- Recorded information -
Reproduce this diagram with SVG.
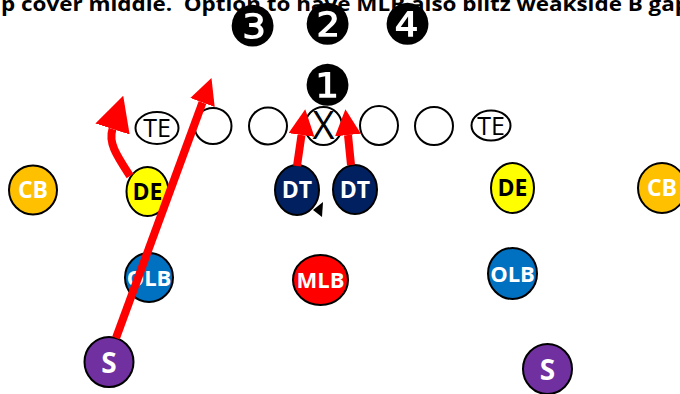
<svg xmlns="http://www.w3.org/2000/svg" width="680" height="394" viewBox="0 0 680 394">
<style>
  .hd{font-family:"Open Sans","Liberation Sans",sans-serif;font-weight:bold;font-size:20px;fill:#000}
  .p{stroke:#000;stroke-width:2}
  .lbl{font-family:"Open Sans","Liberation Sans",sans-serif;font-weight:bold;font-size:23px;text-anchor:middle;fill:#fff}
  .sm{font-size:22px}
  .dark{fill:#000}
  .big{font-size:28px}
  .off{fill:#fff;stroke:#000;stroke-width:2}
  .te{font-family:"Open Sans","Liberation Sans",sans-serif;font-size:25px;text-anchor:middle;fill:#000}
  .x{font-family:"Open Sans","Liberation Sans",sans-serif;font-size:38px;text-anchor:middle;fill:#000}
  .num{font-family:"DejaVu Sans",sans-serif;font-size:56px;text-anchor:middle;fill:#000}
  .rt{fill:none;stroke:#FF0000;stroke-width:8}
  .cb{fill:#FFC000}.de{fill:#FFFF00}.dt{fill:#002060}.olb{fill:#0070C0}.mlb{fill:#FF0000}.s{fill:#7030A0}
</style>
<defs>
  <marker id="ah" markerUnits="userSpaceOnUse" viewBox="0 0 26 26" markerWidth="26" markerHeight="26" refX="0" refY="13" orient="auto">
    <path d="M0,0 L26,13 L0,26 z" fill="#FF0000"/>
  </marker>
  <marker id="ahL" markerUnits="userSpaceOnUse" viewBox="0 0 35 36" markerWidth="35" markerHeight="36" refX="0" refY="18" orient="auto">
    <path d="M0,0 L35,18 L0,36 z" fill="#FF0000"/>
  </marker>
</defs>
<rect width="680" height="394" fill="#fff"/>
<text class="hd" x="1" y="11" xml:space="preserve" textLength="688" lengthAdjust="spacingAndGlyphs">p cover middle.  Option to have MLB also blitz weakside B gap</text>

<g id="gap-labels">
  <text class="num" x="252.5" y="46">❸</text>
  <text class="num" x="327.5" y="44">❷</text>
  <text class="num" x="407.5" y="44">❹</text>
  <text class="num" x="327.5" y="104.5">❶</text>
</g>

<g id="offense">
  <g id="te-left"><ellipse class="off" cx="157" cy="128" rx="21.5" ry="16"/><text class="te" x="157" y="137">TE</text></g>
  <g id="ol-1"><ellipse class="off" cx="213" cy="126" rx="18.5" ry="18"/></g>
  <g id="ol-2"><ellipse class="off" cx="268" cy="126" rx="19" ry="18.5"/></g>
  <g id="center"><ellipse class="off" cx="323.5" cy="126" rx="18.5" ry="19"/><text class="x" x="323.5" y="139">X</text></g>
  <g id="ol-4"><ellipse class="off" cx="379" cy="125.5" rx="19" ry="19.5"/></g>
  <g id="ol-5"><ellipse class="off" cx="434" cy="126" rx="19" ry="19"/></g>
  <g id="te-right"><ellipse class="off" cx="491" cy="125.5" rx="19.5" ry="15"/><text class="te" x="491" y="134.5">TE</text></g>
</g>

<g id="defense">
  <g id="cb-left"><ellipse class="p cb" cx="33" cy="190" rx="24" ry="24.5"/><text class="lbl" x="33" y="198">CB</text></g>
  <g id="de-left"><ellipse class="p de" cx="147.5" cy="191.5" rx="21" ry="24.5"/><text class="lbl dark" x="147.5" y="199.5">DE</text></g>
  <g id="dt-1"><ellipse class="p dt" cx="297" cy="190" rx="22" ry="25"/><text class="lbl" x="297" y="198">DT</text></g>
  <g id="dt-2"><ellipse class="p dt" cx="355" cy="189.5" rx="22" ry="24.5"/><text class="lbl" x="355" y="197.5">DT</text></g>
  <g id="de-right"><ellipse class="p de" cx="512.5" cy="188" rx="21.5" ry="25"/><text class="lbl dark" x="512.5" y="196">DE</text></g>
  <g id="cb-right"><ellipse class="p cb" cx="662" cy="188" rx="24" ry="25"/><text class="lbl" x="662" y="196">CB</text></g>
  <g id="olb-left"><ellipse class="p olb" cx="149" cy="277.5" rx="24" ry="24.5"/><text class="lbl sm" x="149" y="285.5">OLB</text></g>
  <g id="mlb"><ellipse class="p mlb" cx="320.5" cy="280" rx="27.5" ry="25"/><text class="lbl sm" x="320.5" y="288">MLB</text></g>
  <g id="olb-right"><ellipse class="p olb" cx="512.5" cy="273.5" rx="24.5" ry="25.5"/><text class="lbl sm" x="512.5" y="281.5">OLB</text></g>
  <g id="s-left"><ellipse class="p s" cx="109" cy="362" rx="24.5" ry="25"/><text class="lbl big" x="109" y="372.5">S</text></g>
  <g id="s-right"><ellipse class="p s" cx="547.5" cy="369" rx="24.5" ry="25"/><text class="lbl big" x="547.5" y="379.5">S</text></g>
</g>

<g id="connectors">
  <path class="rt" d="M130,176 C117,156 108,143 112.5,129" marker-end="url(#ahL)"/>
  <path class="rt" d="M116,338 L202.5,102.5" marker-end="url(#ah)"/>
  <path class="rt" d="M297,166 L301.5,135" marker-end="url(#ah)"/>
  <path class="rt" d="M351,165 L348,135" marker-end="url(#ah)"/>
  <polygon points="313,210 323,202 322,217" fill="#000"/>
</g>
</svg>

- Work to do -
Give back the whole listing as it stands, minus its pictures.

- Complete response -
Reproduce this diagram with SVG.
<svg xmlns="http://www.w3.org/2000/svg" width="680" height="394" viewBox="0 0 680 394">
<style>
  .hd{font-family:"Open Sans","Liberation Sans",sans-serif;font-weight:bold;font-size:20px;fill:#000}
  .p{stroke:#000;stroke-width:2}
  .lbl{font-family:"Open Sans","Liberation Sans",sans-serif;font-weight:bold;font-size:23px;text-anchor:middle;fill:#fff}
  .sm{font-size:22px}
  .dark{fill:#000}
  .big{font-size:28px}
  .off{fill:#fff;stroke:#000;stroke-width:2}
  .te{font-family:"Open Sans","Liberation Sans",sans-serif;font-size:25px;text-anchor:middle;fill:#000}
  .x{font-family:"Open Sans","Liberation Sans",sans-serif;font-size:38px;text-anchor:middle;fill:#000}
  .num{font-family:"DejaVu Sans",sans-serif;font-size:56px;text-anchor:middle;fill:#000}
  .rt{fill:none;stroke:#FF0000;stroke-width:8}
  .cb{fill:#FFC000}.de{fill:#FFFF00}.dt{fill:#002060}.olb{fill:#0070C0}.mlb{fill:#FF0000}.s{fill:#7030A0}
</style>
<defs>
  <marker id="ah" markerUnits="userSpaceOnUse" viewBox="0 0 26 26" markerWidth="26" markerHeight="26" refX="0" refY="13" orient="auto">
    <path d="M0,0 L26,13 L0,26 z" fill="#FF0000"/>
  </marker>
  <marker id="ahL" markerUnits="userSpaceOnUse" viewBox="0 0 35 36" markerWidth="35" markerHeight="36" refX="0" refY="18" orient="auto">
    <path d="M0,0 L35,18 L0,36 z" fill="#FF0000"/>
  </marker>
</defs>
<rect width="680" height="394" fill="#fff"/>
<text class="hd" x="1" y="11" xml:space="preserve" textLength="688" lengthAdjust="spacingAndGlyphs">p cover middle.  Option to have MLB also blitz weakside B gap</text>

<g id="gap-labels">
  <text class="num" x="252.5" y="46">❸</text>
  <text class="num" x="327.5" y="44">❷</text>
  <text class="num" x="407.5" y="44">❹</text>
  <text class="num" x="327.5" y="104.5">❶</text>
</g>

<g id="offense">
  <g id="te-left"><ellipse class="off" cx="157" cy="128" rx="21.5" ry="16"/><text class="te" x="157" y="137">TE</text></g>
  <g id="ol-1"><ellipse class="off" cx="213" cy="126" rx="18.5" ry="18"/></g>
  <g id="ol-2"><ellipse class="off" cx="268" cy="126" rx="19" ry="18.5"/></g>
  <g id="center"><ellipse class="off" cx="323.5" cy="126" rx="18.5" ry="19"/><text class="x" x="323.5" y="139">X</text></g>
  <g id="ol-4"><ellipse class="off" cx="379" cy="125.5" rx="19" ry="19.5"/></g>
  <g id="ol-5"><ellipse class="off" cx="434" cy="126" rx="19" ry="19"/></g>
  <g id="te-right"><ellipse class="off" cx="491" cy="125.5" rx="19.5" ry="15"/><text class="te" x="491" y="134.5">TE</text></g>
</g>

<g id="defense">
  <g id="cb-left"><ellipse class="p cb" cx="33" cy="190" rx="24" ry="24.5"/><text class="lbl" x="33" y="198">CB</text></g>
  <g id="de-left"><ellipse class="p de" cx="147.5" cy="191.5" rx="21" ry="24.5"/><text class="lbl dark" x="147.5" y="199.5">DE</text></g>
  <g id="dt-1"><ellipse class="p dt" cx="297" cy="190" rx="22" ry="25"/><text class="lbl" x="297" y="198">DT</text></g>
  <g id="dt-2"><ellipse class="p dt" cx="355" cy="189.5" rx="22" ry="24.5"/><text class="lbl" x="355" y="197.5">DT</text></g>
  <g id="de-right"><ellipse class="p de" cx="512.5" cy="188" rx="21.5" ry="25"/><text class="lbl dark" x="512.5" y="196">DE</text></g>
  <g id="cb-right"><ellipse class="p cb" cx="662" cy="188" rx="24" ry="25"/><text class="lbl" x="662" y="196">CB</text></g>
  <g id="olb-left"><ellipse class="p olb" cx="149" cy="277.5" rx="24" ry="24.5"/><text class="lbl sm" x="149" y="285.5">OLB</text></g>
  <g id="mlb"><ellipse class="p mlb" cx="320.5" cy="280" rx="27.5" ry="25"/><text class="lbl sm" x="320.5" y="288">MLB</text></g>
  <g id="olb-right"><ellipse class="p olb" cx="512.5" cy="273.5" rx="24.5" ry="25.5"/><text class="lbl sm" x="512.5" y="281.5">OLB</text></g>
  <g id="s-left"><ellipse class="p s" cx="109" cy="362" rx="24.5" ry="25"/><text class="lbl big" x="109" y="372.5">S</text></g>
  <g id="s-right"><ellipse class="p s" cx="547.5" cy="369" rx="24.5" ry="25"/><text class="lbl big" x="547.5" y="379.5">S</text></g>
</g>

<g id="connectors">
  <path class="rt" d="M130,176 C117,156 108,143 112.5,129" marker-end="url(#ahL)"/>
  <path class="rt" d="M116,338 L202.5,102.5" marker-end="url(#ah)"/>
  <path class="rt" d="M297,166 L301.5,135" marker-end="url(#ah)"/>
  <path class="rt" d="M351,165 L348,135" marker-end="url(#ah)"/>
  <polygon points="313,210 323,202 322,217" fill="#000"/>
</g>
</svg>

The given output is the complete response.